• [Provided data]:
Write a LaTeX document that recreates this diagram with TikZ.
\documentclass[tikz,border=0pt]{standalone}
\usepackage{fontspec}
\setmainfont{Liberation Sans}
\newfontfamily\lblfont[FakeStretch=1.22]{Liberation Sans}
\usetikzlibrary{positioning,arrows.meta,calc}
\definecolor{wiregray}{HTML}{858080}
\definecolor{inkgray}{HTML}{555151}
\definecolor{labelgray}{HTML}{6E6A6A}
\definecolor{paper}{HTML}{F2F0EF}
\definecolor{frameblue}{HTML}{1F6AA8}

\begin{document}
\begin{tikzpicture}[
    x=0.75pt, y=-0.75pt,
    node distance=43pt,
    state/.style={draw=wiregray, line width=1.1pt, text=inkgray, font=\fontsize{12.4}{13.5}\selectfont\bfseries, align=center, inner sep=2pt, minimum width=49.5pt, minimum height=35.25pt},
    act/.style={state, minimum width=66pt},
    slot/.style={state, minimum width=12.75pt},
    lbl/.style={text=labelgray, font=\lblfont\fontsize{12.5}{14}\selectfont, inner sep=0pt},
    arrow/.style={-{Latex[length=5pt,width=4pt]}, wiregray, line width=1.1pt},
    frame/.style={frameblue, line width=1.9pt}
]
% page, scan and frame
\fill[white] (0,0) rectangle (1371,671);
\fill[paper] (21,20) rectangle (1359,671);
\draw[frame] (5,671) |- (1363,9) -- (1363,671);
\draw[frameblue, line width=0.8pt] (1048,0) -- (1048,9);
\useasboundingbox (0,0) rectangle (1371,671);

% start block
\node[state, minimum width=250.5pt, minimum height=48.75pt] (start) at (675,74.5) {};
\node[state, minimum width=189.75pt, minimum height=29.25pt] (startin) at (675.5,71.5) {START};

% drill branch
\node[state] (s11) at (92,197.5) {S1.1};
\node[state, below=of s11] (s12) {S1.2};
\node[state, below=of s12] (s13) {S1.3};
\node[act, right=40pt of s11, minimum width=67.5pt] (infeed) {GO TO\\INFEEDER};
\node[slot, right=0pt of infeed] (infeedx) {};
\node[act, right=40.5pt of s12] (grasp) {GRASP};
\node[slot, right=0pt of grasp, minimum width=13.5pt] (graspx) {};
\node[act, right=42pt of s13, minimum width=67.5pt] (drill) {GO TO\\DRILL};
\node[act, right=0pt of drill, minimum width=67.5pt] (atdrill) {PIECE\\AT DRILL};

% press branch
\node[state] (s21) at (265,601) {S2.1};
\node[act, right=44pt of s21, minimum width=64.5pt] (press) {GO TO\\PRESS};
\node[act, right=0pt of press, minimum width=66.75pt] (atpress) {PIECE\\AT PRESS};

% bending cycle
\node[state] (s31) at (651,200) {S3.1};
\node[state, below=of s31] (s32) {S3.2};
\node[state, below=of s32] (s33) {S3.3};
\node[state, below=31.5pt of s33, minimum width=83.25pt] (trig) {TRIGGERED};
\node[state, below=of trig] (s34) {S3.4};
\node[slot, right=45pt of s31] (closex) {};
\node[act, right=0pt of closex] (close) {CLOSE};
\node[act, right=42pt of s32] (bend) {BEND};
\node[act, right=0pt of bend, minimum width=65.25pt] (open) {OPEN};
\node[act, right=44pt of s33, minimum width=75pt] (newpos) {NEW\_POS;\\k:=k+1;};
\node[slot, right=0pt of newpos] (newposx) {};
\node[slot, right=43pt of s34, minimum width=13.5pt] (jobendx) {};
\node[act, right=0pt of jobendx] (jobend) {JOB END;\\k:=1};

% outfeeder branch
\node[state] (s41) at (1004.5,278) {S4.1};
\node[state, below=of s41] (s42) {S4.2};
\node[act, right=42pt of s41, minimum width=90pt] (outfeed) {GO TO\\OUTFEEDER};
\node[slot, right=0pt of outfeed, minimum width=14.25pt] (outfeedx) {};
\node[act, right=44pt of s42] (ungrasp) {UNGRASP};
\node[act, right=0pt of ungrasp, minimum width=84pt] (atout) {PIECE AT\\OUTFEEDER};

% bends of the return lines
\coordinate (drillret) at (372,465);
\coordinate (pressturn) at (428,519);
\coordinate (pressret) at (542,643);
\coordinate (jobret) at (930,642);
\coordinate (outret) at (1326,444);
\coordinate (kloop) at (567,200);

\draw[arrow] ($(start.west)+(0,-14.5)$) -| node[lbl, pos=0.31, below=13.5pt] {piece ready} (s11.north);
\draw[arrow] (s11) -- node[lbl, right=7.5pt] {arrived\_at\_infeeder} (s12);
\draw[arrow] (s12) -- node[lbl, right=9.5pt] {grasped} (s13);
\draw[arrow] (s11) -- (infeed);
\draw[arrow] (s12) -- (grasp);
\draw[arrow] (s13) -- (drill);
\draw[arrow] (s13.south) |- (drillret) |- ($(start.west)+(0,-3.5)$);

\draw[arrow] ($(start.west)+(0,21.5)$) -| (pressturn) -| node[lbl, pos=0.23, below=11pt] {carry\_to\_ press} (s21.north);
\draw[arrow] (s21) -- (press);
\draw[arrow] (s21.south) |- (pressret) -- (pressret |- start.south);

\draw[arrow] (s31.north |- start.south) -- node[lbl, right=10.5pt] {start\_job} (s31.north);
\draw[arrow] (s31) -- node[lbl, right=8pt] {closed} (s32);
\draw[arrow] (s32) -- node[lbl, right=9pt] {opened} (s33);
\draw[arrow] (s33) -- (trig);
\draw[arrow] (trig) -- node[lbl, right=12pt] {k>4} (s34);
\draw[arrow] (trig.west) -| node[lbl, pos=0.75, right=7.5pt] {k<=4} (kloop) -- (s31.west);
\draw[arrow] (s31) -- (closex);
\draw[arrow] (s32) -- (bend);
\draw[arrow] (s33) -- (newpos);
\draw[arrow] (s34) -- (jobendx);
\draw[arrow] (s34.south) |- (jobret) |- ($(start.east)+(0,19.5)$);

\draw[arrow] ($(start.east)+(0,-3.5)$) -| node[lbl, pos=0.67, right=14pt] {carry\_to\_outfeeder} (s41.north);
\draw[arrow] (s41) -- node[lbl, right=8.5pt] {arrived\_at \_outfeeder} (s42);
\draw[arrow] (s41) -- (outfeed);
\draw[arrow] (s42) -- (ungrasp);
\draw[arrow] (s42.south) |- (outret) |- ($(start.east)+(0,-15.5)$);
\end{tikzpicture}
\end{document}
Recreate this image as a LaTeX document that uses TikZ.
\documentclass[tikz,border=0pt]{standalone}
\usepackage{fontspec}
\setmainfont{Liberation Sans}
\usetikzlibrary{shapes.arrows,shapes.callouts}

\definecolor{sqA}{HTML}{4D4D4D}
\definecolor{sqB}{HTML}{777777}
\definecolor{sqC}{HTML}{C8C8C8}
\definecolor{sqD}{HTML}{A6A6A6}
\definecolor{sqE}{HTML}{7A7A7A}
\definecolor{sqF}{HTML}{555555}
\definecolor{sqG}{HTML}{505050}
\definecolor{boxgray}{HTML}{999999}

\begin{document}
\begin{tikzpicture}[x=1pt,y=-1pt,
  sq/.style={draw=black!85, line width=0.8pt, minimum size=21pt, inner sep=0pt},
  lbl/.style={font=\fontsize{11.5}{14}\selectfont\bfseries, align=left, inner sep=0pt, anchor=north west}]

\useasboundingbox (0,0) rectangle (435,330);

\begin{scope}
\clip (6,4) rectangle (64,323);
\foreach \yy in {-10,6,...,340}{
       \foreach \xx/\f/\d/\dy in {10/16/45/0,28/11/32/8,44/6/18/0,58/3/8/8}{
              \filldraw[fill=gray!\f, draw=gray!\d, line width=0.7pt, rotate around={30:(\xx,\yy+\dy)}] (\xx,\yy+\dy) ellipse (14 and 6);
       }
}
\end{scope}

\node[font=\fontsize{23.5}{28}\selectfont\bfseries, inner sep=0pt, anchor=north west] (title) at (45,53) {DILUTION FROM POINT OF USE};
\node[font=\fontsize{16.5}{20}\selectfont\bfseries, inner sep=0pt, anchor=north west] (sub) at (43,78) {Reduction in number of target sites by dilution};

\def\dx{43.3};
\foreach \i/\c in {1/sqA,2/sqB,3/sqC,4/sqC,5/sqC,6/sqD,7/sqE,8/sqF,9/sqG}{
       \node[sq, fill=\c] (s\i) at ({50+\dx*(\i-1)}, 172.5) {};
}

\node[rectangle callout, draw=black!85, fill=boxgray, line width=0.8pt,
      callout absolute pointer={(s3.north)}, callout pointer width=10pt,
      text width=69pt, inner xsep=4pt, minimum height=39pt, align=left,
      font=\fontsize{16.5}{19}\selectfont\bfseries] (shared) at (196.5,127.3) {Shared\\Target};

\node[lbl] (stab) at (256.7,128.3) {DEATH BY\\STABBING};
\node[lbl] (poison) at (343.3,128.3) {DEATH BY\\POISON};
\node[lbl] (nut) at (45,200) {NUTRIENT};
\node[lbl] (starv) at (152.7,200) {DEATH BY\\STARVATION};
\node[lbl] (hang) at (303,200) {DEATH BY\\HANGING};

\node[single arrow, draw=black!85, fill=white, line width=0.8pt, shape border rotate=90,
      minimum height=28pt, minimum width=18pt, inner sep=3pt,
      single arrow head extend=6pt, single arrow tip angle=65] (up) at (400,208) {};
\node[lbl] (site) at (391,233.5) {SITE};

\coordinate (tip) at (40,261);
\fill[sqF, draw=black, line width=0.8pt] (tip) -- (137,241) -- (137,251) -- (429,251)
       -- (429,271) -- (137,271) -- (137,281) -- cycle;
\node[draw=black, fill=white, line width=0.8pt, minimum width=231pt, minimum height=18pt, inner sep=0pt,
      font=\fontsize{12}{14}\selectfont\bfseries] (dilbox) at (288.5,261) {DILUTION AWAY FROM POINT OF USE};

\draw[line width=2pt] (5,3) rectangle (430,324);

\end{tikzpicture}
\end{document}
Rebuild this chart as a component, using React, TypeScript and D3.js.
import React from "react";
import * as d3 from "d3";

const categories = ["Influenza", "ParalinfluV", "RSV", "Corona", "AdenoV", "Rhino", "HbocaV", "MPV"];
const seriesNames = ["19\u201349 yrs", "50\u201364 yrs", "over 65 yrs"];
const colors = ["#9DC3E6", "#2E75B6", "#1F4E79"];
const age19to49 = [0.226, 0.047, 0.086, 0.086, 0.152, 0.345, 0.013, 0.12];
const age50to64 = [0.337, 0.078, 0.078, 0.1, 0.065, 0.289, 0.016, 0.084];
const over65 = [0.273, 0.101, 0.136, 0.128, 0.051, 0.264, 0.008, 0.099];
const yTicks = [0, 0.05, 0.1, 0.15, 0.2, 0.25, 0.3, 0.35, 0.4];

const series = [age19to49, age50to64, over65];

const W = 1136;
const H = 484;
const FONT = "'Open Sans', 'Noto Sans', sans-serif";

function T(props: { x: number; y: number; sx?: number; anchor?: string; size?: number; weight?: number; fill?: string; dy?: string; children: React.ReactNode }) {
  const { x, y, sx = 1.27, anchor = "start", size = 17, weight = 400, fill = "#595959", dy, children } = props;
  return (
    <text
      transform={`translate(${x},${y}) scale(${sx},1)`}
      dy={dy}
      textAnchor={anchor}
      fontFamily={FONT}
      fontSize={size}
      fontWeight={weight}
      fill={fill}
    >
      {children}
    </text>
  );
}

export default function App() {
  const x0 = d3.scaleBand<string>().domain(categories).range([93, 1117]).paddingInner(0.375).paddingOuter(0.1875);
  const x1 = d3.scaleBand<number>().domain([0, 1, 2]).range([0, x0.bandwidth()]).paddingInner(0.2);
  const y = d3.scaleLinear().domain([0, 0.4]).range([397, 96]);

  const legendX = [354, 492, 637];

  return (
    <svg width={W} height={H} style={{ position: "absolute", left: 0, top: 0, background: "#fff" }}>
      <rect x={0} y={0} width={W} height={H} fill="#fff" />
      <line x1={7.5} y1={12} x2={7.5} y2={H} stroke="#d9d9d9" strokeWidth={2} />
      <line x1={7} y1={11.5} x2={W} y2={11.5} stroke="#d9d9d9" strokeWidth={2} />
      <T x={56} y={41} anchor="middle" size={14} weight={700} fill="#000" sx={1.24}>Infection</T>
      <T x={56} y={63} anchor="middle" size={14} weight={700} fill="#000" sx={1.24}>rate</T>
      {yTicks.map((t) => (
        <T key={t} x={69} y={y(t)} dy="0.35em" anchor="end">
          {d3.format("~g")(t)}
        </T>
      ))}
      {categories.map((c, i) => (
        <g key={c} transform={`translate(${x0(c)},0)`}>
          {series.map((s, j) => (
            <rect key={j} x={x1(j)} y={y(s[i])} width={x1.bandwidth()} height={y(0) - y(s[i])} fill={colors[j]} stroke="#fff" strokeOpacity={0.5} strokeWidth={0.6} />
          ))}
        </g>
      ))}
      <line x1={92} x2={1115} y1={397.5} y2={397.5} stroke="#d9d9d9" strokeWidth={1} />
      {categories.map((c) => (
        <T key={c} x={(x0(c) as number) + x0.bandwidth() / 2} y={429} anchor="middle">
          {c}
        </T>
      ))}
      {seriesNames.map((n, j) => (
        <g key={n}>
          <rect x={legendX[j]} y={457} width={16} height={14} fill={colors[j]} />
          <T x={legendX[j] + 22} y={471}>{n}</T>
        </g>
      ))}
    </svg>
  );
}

• [Directive]: Looking at the material above, count the lines that hold "this" and give the total alone.

• [Exercise answer]: 3